1. Dec 6, 2004

### Beretta

I did solve this differential equation (x^4)y'''' + 6x^3y''' + 9x^2 + 3xy' + y = 0 using Cauchy Euler Equation. I got X^m (m^2 + 1)^2 = 0
I'm not sure how to get the roots of (m^2 + 1)^2. In my calculation I got
m = -i, +i, -i, +i when I put m^2 = -1. In the book they have m = (+-) (squar(-4))/2 = (+-)2i. I don't know how they get this result. Any way, according to their result:
y = c1 cos(in x) + c2 sin (lnx) + c3 ln x cos(lnx) + c4 ln x sin (lnx).

According to mine:

y = c1 cos(in x) + c2 sin (lnx) + c3 cos(lnx) + c4 sin (lnx).

Where did they get the ln x before the last cos(ln x) and sin(ln x) from?

2. Dec 6, 2004

### HallsofIvy

That's very peculiar.

Yes, the "characteristic equation" reduces to (m2+ 1)2= 0 which has m= i and -i as double roots.

You say your text gives the roots as 2i and -2i but then the "2"s do not show up in the book's solution to the equation???
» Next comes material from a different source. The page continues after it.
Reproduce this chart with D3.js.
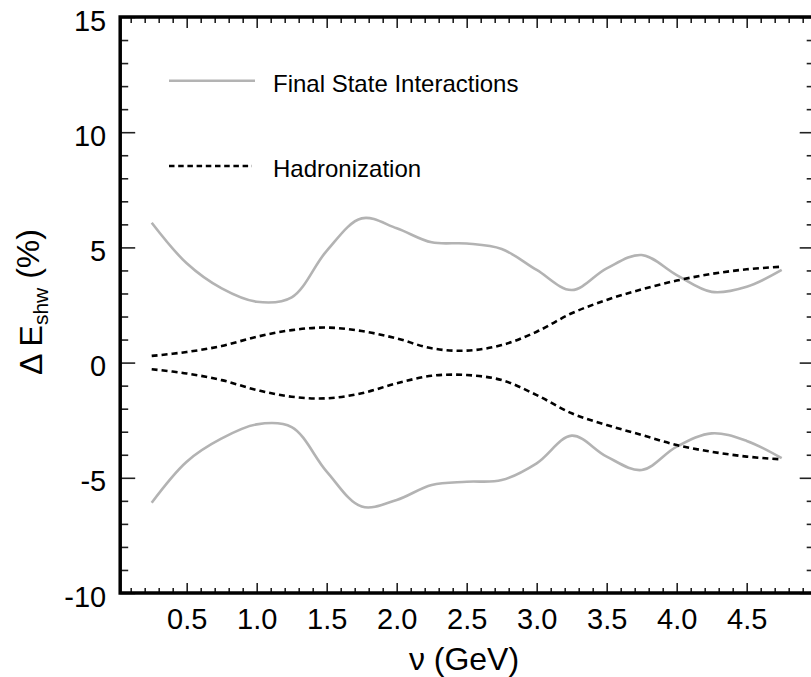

Remember how, in an equation with constant coefficients, if your characteristic equation had multiple roots, you had to multiply by "x" to get a new, independent solution? Same thing here except that it is ln x you multiply by.

The reason for that is this: if you let t= ln x, then dy/dx= (dy/dt)(dt/dx)= (1/x)dy/dt so that x dy/dx becomes just dy/dt. The same thing happens to the other derivatives so the the "Euler-type" equation becomes an equation with constant coefficients. That new equation turns out to have exactly the same characteristic equation, (m2+ 1)2= 0 so that the characteristic roots are still i, -i, i, -i. That means the general solution, in terms of t, is
y(t)= C1cos(t)+ C2sin(t)+ C3t cos(t)+ C4t sin(t).

Putting t= ln(x) back in,
y(x)= C1cos(ln(x))+ C2sin(lin(x))+ C3ln(x) cos(ln(x))+ C4ln(x) sin(ln(x)).

3. Dec 22, 2004

### noppakhuns

The four solutions have to be linearly independent and you may prove the solutions for characteristic equations with repeated roots by reducing the order. Set up the condition as you know the first solution for a homogeneous equation, then solve for another by using y2=u(x)y1, substute in and solve for u(x), you get a nice y2=xe^rx, where r is arepested root from characteristic equation.